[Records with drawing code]
*-*-*
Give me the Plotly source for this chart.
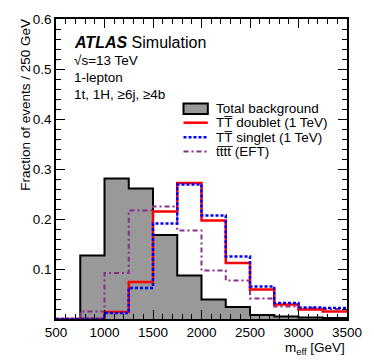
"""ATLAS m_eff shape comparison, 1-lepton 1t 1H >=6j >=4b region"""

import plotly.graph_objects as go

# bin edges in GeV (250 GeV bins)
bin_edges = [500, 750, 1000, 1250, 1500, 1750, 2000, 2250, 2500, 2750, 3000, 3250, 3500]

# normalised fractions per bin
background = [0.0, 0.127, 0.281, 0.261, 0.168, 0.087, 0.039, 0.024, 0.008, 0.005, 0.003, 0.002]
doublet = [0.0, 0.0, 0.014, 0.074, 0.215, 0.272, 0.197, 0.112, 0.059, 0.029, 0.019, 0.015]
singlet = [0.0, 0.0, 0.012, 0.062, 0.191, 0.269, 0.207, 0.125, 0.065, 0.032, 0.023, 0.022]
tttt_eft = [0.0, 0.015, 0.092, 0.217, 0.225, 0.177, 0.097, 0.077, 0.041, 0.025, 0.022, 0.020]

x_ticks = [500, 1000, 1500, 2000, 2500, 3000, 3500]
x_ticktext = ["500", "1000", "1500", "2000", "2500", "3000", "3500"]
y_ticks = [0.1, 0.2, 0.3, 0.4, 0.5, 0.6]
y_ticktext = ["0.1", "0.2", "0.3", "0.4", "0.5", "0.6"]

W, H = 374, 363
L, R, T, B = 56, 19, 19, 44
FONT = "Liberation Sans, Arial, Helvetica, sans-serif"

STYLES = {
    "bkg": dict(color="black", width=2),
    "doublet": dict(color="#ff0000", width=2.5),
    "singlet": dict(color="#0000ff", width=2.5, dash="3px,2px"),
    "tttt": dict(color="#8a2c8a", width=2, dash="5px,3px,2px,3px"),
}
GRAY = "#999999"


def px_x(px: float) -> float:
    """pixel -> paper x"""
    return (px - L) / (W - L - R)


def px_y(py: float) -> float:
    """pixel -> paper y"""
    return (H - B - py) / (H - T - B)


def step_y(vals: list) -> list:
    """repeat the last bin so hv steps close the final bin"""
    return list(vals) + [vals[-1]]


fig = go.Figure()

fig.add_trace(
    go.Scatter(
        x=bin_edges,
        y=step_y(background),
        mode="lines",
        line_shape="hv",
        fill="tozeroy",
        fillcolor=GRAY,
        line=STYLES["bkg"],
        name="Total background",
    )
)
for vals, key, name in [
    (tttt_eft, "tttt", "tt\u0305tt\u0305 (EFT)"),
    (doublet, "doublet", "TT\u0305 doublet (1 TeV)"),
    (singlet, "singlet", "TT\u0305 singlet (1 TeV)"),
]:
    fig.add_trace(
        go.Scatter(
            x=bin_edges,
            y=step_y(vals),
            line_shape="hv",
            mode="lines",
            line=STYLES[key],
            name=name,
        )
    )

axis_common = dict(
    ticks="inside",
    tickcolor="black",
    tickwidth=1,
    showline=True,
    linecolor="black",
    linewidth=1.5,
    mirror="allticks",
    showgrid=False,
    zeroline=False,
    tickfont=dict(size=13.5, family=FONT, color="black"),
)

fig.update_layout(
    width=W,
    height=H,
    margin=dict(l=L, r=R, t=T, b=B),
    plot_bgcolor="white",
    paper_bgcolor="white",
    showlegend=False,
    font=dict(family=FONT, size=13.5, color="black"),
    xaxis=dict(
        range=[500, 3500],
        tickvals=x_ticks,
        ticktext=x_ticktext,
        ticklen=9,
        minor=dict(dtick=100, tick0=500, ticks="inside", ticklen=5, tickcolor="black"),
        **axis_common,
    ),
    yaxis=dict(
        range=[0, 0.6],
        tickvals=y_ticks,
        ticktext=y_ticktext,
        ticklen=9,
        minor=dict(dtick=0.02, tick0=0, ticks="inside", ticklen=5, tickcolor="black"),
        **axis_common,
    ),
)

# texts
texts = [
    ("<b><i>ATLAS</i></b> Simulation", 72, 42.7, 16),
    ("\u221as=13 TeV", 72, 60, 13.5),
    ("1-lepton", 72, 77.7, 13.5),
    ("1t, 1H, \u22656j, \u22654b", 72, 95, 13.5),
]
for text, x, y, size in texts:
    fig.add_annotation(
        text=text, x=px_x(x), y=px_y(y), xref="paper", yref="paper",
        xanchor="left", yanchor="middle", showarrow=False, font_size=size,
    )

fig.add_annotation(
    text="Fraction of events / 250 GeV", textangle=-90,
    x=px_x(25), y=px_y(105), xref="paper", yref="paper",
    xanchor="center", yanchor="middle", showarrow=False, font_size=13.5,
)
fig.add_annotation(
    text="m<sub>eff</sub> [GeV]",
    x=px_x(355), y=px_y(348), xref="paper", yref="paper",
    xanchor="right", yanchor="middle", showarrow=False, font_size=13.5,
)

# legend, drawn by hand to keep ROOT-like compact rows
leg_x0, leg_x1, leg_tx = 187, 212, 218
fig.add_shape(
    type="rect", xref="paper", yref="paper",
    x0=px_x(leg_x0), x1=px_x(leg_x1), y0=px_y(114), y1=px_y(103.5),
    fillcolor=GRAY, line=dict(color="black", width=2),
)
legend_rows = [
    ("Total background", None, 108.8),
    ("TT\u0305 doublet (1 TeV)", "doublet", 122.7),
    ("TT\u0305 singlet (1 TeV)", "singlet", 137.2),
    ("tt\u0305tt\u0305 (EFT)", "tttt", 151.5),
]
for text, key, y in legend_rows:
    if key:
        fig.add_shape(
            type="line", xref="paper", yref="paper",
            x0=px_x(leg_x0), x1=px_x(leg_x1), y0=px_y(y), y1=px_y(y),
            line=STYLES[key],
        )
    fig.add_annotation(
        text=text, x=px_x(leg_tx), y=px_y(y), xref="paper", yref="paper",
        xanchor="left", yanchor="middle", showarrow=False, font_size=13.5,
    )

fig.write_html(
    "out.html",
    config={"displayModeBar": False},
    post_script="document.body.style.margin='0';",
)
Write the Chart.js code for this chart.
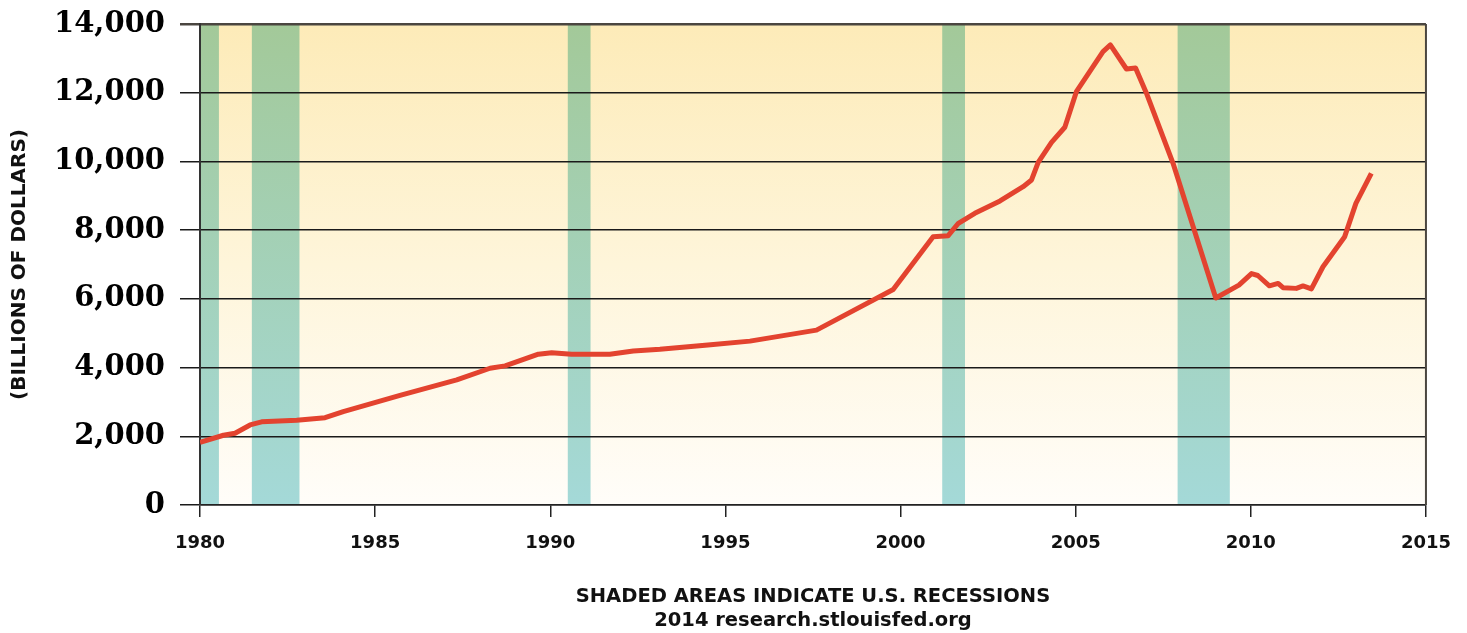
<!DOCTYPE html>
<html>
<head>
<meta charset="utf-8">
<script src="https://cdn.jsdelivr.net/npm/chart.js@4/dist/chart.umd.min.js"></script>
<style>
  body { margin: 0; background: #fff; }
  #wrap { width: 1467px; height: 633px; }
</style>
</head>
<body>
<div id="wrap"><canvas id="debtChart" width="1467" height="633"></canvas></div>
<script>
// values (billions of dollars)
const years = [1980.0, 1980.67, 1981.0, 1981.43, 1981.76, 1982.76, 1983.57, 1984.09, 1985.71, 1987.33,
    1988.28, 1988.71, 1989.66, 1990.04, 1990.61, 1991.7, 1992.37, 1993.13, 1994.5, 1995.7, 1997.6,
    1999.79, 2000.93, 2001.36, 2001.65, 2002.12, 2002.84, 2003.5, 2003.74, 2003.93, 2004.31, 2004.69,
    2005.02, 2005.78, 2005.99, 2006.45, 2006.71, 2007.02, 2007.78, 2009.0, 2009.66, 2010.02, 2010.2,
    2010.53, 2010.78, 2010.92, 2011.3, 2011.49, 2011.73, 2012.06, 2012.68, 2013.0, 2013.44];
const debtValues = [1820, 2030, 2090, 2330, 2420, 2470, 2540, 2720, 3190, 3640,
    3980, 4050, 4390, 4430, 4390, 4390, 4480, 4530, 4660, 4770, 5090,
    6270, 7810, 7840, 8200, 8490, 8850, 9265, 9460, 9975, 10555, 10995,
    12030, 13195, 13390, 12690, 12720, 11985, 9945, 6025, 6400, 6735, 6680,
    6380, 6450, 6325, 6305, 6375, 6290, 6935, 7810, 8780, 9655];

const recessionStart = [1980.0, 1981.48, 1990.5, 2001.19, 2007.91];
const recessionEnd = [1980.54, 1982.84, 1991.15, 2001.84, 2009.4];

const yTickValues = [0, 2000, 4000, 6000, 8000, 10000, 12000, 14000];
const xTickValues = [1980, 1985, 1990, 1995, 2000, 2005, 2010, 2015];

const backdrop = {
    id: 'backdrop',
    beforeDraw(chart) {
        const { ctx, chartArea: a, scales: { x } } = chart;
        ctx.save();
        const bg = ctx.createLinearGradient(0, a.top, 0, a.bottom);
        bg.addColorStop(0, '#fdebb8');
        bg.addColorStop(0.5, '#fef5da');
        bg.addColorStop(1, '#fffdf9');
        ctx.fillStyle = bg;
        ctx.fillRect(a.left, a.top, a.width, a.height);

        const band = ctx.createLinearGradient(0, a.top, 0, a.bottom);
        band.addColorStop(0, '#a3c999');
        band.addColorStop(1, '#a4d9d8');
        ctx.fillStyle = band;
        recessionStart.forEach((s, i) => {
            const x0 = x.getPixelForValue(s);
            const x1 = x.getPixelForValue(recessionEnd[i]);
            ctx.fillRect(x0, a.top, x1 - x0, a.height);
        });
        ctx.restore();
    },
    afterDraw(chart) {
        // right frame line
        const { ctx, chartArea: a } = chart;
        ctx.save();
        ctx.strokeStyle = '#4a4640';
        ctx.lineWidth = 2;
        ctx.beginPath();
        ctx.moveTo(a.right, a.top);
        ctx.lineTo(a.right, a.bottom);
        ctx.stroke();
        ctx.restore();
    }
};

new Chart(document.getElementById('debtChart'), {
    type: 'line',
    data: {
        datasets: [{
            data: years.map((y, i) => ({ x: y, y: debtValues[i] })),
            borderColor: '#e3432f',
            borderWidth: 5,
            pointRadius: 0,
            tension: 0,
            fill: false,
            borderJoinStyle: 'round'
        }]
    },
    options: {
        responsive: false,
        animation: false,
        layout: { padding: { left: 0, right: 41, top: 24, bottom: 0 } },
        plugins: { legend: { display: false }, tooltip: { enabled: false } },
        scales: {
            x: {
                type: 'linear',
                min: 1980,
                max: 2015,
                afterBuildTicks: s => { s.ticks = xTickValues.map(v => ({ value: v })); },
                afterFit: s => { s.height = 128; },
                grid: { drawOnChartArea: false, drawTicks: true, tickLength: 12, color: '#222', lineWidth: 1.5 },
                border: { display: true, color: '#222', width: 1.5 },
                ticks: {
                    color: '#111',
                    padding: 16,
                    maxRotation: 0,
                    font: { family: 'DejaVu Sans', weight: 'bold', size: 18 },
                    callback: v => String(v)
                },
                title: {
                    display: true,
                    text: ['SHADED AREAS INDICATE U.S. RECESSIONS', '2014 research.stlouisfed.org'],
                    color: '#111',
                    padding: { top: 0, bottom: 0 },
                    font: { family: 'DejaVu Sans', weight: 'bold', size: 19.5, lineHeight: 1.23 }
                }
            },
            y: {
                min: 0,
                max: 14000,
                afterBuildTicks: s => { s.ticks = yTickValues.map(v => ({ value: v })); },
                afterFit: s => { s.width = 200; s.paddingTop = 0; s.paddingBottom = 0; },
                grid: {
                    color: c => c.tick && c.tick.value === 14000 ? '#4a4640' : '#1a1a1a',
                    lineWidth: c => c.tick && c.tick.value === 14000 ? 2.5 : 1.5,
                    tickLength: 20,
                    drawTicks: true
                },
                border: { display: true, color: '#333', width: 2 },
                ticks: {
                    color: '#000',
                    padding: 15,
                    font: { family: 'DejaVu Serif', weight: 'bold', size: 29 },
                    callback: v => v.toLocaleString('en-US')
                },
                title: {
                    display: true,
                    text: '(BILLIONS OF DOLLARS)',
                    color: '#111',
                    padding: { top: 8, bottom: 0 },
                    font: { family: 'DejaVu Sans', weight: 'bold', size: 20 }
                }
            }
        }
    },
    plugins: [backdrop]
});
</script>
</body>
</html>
*-*-*
Start at the top of the entries and repeat each line exactly, ending at the line that contains "3000, 3250, 3500]". Pictures are not part of the copy.

• [Solution to the problem]
Give me the Plotly source for this chart.
"""ATLAS m_eff shape comparison, 1-lepton 1t 1H >=6j >=4b region"""

import plotly.graph_objects as go

# bin edges in GeV (250 GeV bins)
bin_edges = [500, 750, 1000, 1250, 1500, 1750, 2000, 2250, 2500, 2750, 3000, 3250, 3500]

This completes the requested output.